Venezia, 19 dic. (askanews) - Una serie di dipinti sulla vita a Venezia nel Settecento, la vita reale, quella fatta di feste, saltimbanchi, regate, giochi di piazza, sport, riunioni politiche. Una serie di istantanee pittoriche prima della fotografia che hanno la forza di restituirci un'immagine viva della Serenissima, accanto alle rappresentazioni storicizzate di Canaletto o Guardi. La Fondazione Querini Stampalia ha presentato la mostra "Bella la vita a Venezia", dedicata al lavoro e al racconto del pittore Gabriel Bella, che in fondo ci mostra il dietro le quinte - o forse sarebbe meglio dire "l'accanto alle quinte" - della costruzione dell'immaginario collettivo su Venezia.

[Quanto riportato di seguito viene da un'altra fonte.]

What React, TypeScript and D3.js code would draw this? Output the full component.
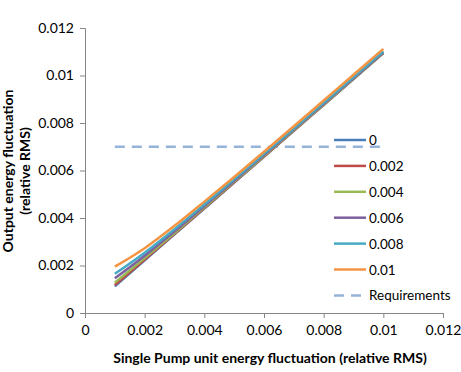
import React, { useEffect, useRef } from 'react';
import * as d3 from 'd3';

const xValues = [0.001, 0.002, 0.003, 0.004, 0.005, 0.006, 0.007, 0.008, 0.009, 0.01];
const seriesNames = ['0', '0.002', '0.004', '0.006', '0.008', '0.01'];
const seriesColors = ['#4A7EBB', '#BE4B48', '#98B954', '#7D60A0', '#46AAC5', '#F59442'];
const s0 = [0.00112, 0.00222, 0.00331, 0.0044, 0.00549, 0.00658, 0.00767, 0.00876, 0.00985, 0.01094];
const s002 = [0.00118, 0.00225, 0.00333, 0.00442, 0.0055, 0.00659, 0.00768, 0.00877, 0.00986, 0.01095];
const s004 = [0.00128, 0.00231, 0.00337, 0.00445, 0.00553, 0.00661, 0.0077, 0.00878, 0.00987, 0.01096];
const s006 = [0.00146, 0.00241, 0.00344, 0.0045, 0.00557, 0.00665, 0.00773, 0.00881, 0.00989, 0.01098];
const s008 = [0.00165, 0.00254, 0.00353, 0.00457, 0.00563, 0.0067, 0.00777, 0.00885, 0.00993, 0.01102];
const s01 = [0.00195, 0.00273, 0.00367, 0.00469, 0.00573, 0.00679, 0.00786, 0.00895, 0.01003, 0.01112];
const requirementX = [0.001, 0.01];
const requirementY = [0.007, 0.007];
const ticks = [0, 0.002, 0.004, 0.006, 0.008, 0.01, 0.012];

const font = 'Lato, "Open Sans", sans-serif';

export default function App() {
  const ref = useRef<SVGSVGElement>(null);

  useEffect(() => {
    const svg = d3.select(ref.current);
    svg.selectAll('*').remove();

    const x = d3.scaleLinear().domain([0, 0.012]).range([85, 443]);
    const y = d3.scaleLinear().domain([0, 0.012]).range([313, 28]);
    const fmt = (d: any) => String(+d.toFixed(3));

    // axes
    const xa = svg.append('g')
      .attr('transform', 'translate(0,313)')
      .call(d3.axisBottom(x).tickValues(ticks).tickSize(5).tickPadding(7).tickFormat(fmt));
    const ya = svg.append('g')
      .attr('transform', 'translate(85,0)')
      .call(d3.axisLeft(y).tickValues(ticks).tickSize(5).tickPadding(6).tickFormat(fmt));
    [xa, ya].forEach(a => {
      a.select('.domain').attr('stroke', '#868686');
      a.selectAll('.tick line').attr('stroke', '#868686');
      a.selectAll('.tick text').attr('fill', '#000').style('font-family', font).style('font-size', '14px');
    });

    const line = d3.line<number>()
      .x((d, i) => x(xValues[i]))
      .y(d => y(d))
      .curve(d3.curveMonotoneX);

    svg.append('path')
      .datum(requirementY)
      .attr('fill', 'none')
      .attr('stroke', '#95B3D7')
      .attr('stroke-width', 2.5)
      .attr('stroke-dasharray', '10,7')
      .attr('d', d3.line<number>().x((d, i) => x(requirementX[i])).y(d => y(d)));

    const all = [s0, s002, s004, s006, s008, s01];
    all.forEach((s, k) => {
      svg.append('path')
        .datum(s)
        .attr('fill', 'none')
        .attr('stroke', seriesColors[k])
        .attr('stroke-width', 2.5)
        .attr('d', line);
    });

    // legend
    const names = [...seriesNames, 'Requirements'];
    const lg = svg.append('g');
    names.forEach((n, i) => {
      const yy = 140 + i * 25.9;
      const isReq = i === 6;
      lg.append('line')
        .attr('x1', 334).attr('x2', 366).attr('y1', yy).attr('y2', yy)
        .attr('stroke', isReq ? '#95B3D7' : seriesColors[i])
        .attr('stroke-width', 2.5)
        .attr('stroke-dasharray', isReq ? '10,7' : null);
      lg.append('text')
        .attr('x', 369).attr('y', yy + 5)
        .style('font-family', font).style('font-size', '13.5px')
        .text(n);
    });

    svg.append('text')
      .attr('x', 270).attr('y', 363)
      .attr('text-anchor', 'middle')
      .style('font-family', font).style('font-size', '14px').style('font-weight', 'bold')
      .text('Single Pump unit energy fluctuation (relative RMS)');

    const yt = svg.append('text')
      .attr('transform', 'translate(0,171) rotate(-90)')
      .attr('text-anchor', 'middle')
      .style('font-family', font).style('font-size', '14px').style('font-weight', 'bold');
    yt.append('tspan').attr('x', 0).attr('y', 13).text('Output energy fluctuation');
    yt.append('tspan').attr('x', 0).attr('y', 30).text('(relative RMS)');
  }, []);

  return (
    <svg ref={ref} width={461} height={372} style={{ display: 'block', position: 'absolute', left: 0, top: 0, background: '#fff' }} />
  );
}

Sessantanove tele, più alcune incisioni, che ci trasportano all'epoca d'oro della città e lo fanno con uno stile non ricercato, ma estremamente efficace. Lo sguardo del pittore sembra quello del flaneur, che gira per le calli e i campi e osserva la vita per quella che è. L'esito è di grande curiosità, ma non si può negare che sia anche felice, perché si ha la sensazione di essere effettivamente immersi in quell'atmosfera. Il gioco della Querini, poi, è anche quello di sfruttare il terzo piano del palazzo del museo e quindi le bellissime finestre aperte sulla città, che entra, con la sua contemporaneità, a dialogare con i dipinti. E quando Gabriel Bella rappresenta il campo di Santa Maria Formosa, ecco che guardando fuori troviamo lo stesso campanile e la stessa chiesa, e nel quadro c'è perfino il palazzo dentro il quale stiamo visitando la mostra. E dunque ci sfiora anche un brivido concettuale, molto in linea con la ricerca di Cristiana Collu, direttrice della Fondazione. Il dialogo attraverso il tempo passa infine anche per la sala che ospita i filmati dell'Istituto Luce, che ci raccontano Venezia tra il 1929 e il 1956.
Accanto alla mostra su Bella, poi, al secondo piano è allestita una piccola esposizione intitolata "Disapparire", dedicata alle sculture settecentesche di Antonio Corradini, sorprendenti nell'abilità di creare velature, e le fotografie contemporanee di Luigi Ghirri, i cui scatti hanno creato l'immagine dell'Italia, in qualche modo soppiantando la realtà dei luoghi. Anche questa, se volete, una forma di sparizione.